E le umiliazioni in politica estera si susseguono. Vladimir Putin, accolto nel G7 (divenuto G8), invade la Georgia nel 2008. Dal 2011 falliscono poi le strategie di Barack Obama sulle «primavere arabe». Neppure una di esse produrrà una democrazia stabile, mentre Obama sbaglia tragicamente intervenendo in Libia e rifiutandosi di farlo — malgrado le promesse — dopo l’uso di armi chimiche in Siria. In entrambi i casi, spalanca le porte ai russi. Ma le ingenuità di Obama riguardano anche Mosca, cui propone un «reset» al quale Putin risponde con l’aggressione alla Crimea e al Donbass del 2014. Per la prima volta dal 1945 i confini in Europa sono spostati con la forza, ma Occidente reagisce con sanzioni senza sostanza.
Paradossalmente, il maggiore successo americano all’estero dal 1999 è proprio il sostegno a Kiev nell’ultimo triennio. Non solo Biden tiene in piedi un’ucraina democratica e indipendente; fa anche sì che la scommessa di Putin vada male. Oggi il Cremlino occupa meno territorio in Ucraina di quanto ne controllasse nell’aprile di tre anni fa (circa il 19% oggi, contro il 22% allora). Intanto la Russia ha perso oltre 200 mila uomini, con 600 mila feriti, ha subito la fuga all’estero di 700 mila giovani, bruciato 200 miliardi di dollari, e ha un’economia che funziona solo per produrre mezzi di guerra ma può reggere così forse solo un altro anno. È il bilancio di un disastro di Putin. Solo Trump poteva offrirgli una trionfale via d’uscita proprio ora.
Il ruolo dei dazi
Proprio qui è il paradosso americano. La superpotenza che colleziona trionfi tecnologici, ma umiliazioni nel mondo, sarebbe tentata di ritrarsi. Ma non può. Il grafico in pagina mostra il fabbisogno di nuovi prestiti supplementari del Tesoro americano, anno per anno dal 1999 al 2024, in proporzione alla crescita nominale mondiale. Per esempio, l’economia mondiale nel 1999 ha generato poco più di mille miliardi di crescita (inflazione inclusa) e il Tesoro americano ha avuto bisogno di 121 miliardi di prestiti in più: appena l’11% della crescita mondiale — America inclusa — bastava a finanziare il governo degli Stati Uniti a rendimenti bassi e sostenibili. Ma negli ultimi anni questa proporzione è cresciuta sopra ben al 50%. L’America ha bisogno di aspirare sempre più soldi dal resto del mondo per tamponare i propri squilibri. Il problema di Trump, cui l’amministrazione guarda con ansia, è di cooptare con l’intimidazione dei dazi gli altri Paesi per finanziare a costi accettabili il Tesoro Usa. La superpotenza è vulnerabile. E lo sa.

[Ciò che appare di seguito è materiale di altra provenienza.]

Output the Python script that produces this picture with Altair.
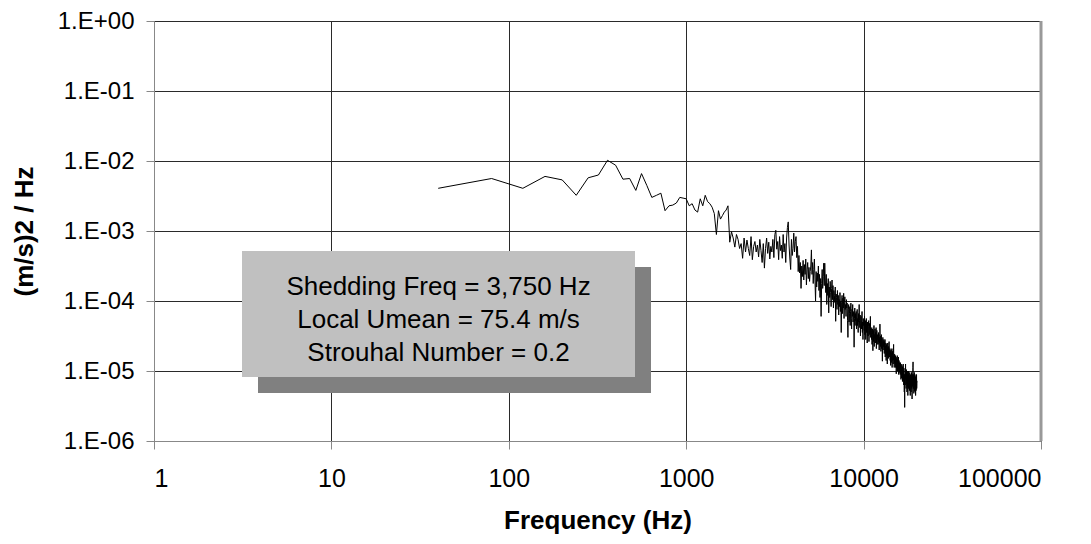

Perciò l’America prima o poi si sarebbe ritirata comunque dai suoi impegni in Europa, anche se Trump lo fa in modo traumatico. E perciò l’Europa comunque non ha altra strada se non quella di costruire la propria sovranità politica e di difesa. Parte dell’opposizione in Italia si illude raccontandosi che la spesa militare in fondo non serve. E Giorgia Meloni si illude di continuare con i diritti di veto in politica estera comune e restare sospesa fra Washington e Bruxelles. Ma ora vanno ricostruite le fondamenta dell’Europa e per l’Italia è il tempo di scegliere: se non ci saremo, o ci saremo ambiguamente, non saremo più con la stessa credibilità fra i Paesi fondatori.